* START *

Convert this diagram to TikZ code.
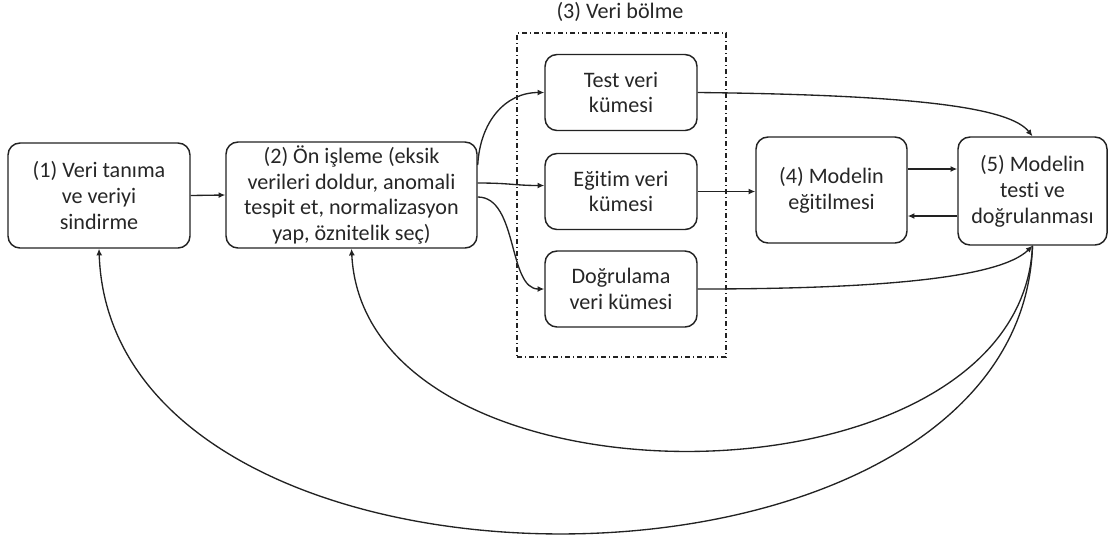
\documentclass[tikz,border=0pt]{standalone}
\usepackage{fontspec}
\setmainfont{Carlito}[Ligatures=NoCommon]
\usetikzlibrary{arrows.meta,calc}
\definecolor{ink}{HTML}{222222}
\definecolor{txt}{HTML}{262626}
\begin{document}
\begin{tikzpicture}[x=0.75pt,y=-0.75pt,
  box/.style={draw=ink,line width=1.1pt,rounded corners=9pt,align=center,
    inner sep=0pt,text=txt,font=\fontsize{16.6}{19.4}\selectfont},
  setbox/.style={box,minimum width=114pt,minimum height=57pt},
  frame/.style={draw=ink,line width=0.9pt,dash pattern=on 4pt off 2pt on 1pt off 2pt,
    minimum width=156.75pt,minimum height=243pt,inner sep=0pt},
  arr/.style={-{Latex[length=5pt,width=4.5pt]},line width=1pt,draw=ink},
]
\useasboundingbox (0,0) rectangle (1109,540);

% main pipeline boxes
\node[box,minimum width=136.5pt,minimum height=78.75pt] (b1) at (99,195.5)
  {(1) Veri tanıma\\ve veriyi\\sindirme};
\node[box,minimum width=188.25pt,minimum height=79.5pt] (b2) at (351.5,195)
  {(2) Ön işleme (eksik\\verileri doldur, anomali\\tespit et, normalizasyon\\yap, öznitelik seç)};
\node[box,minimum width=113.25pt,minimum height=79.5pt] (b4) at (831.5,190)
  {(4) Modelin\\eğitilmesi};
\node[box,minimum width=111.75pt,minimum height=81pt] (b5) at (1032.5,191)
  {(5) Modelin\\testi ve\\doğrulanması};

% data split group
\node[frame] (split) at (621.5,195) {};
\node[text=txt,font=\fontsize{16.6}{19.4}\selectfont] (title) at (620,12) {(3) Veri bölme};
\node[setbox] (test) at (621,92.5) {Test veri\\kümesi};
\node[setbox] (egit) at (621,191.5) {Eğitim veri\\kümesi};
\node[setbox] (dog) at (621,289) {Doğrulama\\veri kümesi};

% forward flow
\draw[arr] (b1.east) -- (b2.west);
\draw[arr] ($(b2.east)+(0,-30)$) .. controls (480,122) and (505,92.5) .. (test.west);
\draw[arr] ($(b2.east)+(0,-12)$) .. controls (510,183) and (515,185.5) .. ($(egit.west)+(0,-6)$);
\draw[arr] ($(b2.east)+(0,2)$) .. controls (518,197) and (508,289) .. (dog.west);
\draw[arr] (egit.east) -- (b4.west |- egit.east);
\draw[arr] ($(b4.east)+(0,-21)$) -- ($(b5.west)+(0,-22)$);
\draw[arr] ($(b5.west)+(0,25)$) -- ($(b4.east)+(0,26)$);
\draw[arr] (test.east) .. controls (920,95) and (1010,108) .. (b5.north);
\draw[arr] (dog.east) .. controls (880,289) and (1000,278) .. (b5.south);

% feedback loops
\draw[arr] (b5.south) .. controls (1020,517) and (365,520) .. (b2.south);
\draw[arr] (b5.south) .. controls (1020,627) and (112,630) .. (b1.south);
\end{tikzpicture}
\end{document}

* END *

### Task instructions
The lines from the top of the data above through the one holding "(0,0) rectangle (1109,540);" are to be repeated exactly, and only those, with no pictures.

### Answer to the problem
Convert this diagram to TikZ code.
\documentclass[tikz,border=0pt]{standalone}
\usepackage{fontspec}
\setmainfont{Carlito}[Ligatures=NoCommon]
\usetikzlibrary{arrows.meta,calc}
\definecolor{ink}{HTML}{222222}
\definecolor{txt}{HTML}{262626}
\begin{document}
\begin{tikzpicture}[x=0.75pt,y=-0.75pt,
  box/.style={draw=ink,line width=1.1pt,rounded corners=9pt,align=center,
    inner sep=0pt,text=txt,font=\fontsize{16.6}{19.4}\selectfont},
  setbox/.style={box,minimum width=114pt,minimum height=57pt},
  frame/.style={draw=ink,line width=0.9pt,dash pattern=on 4pt off 2pt on 1pt off 2pt,
    minimum width=156.75pt,minimum height=243pt,inner sep=0pt},
  arr/.style={-{Latex[length=5pt,width=4.5pt]},line width=1pt,draw=ink},
]
\useasboundingbox (0,0) rectangle (1109,540);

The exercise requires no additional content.